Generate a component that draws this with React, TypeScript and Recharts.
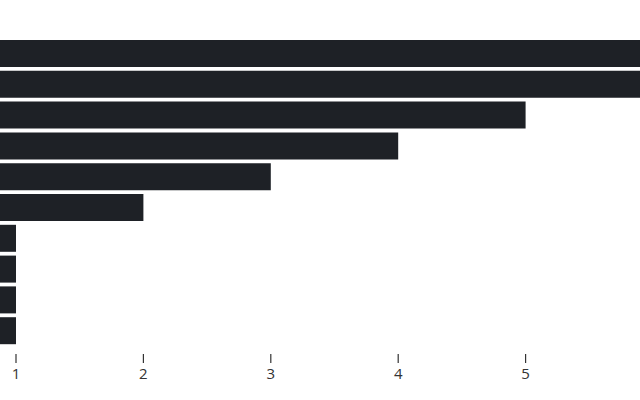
import { BarChart, Bar, XAxis, YAxis } from 'recharts'

const categories = ['A', 'B', 'C', 'D', 'E', 'F', 'G', 'H', 'I', 'J']
const values = [6, 6, 5, 4, 3, 2, 1, 1, 1, 1]
const tickValues = [1, 2, 3, 4, 5]

const data = categories.map((name, i) => ({ name, value: values[i] }))

function Tick(props: any) {
    const { x, y, payload } = props
    return (
        <g>
            <line x1={x} x2={x} y1={y + 8} y2={y + 17} stroke="#333" strokeWidth={1.2} />
            <text
                x={x}
                y={y + 33}
                textAnchor="middle"
                fill="#333"
                fontSize={15}
                fontFamily="'Open Sans', sans-serif"
            >
                {payload.value}
            </text>
        </g>
    )
}

export default function App() {
    return (
        <div style={{ position: 'absolute', left: 0, top: 0, width: 640, height: 400, background: '#fff' }}>
            <BarChart
                width={640}
                height={400}
                data={data}
                layout="vertical"
                margin={{ top: 38, right: 0, bottom: 0, left: 0 }}
                barCategoryGap={2}
            >
                <XAxis
                    type="number"
                    domain={[0.8744, 5.898]}
                    allowDataOverflow
                    ticks={tickValues}
                    axisLine={false}
                    tickLine={false}
                    tickSize={0}
                    tickMargin={0}
                    height={54}
                    tick={<Tick />}
                    interval={0}
                />
                <YAxis type="category" dataKey="name" hide width={0} />
                <Bar dataKey="value" fill="#1e2126" isAnimationActive={false} />
            </BarChart>
        </div>
    )
}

-=-=-

**DO THIS:**
Write down every line from the opening of the listing to the line with "const tickValues = [1, 2, 3, 4, 5]", both included, and nothing else; the pictures are omitted.

**ANSWER FOR THIS EXERCISE:**
Generate a component that draws this with React, TypeScript and Recharts.
import { BarChart, Bar, XAxis, YAxis } from 'recharts'

const categories = ['A', 'B', 'C', 'D', 'E', 'F', 'G', 'H', 'I', 'J']
const values = [6, 6, 5, 4, 3, 2, 1, 1, 1, 1]
const tickValues = [1, 2, 3, 4, 5]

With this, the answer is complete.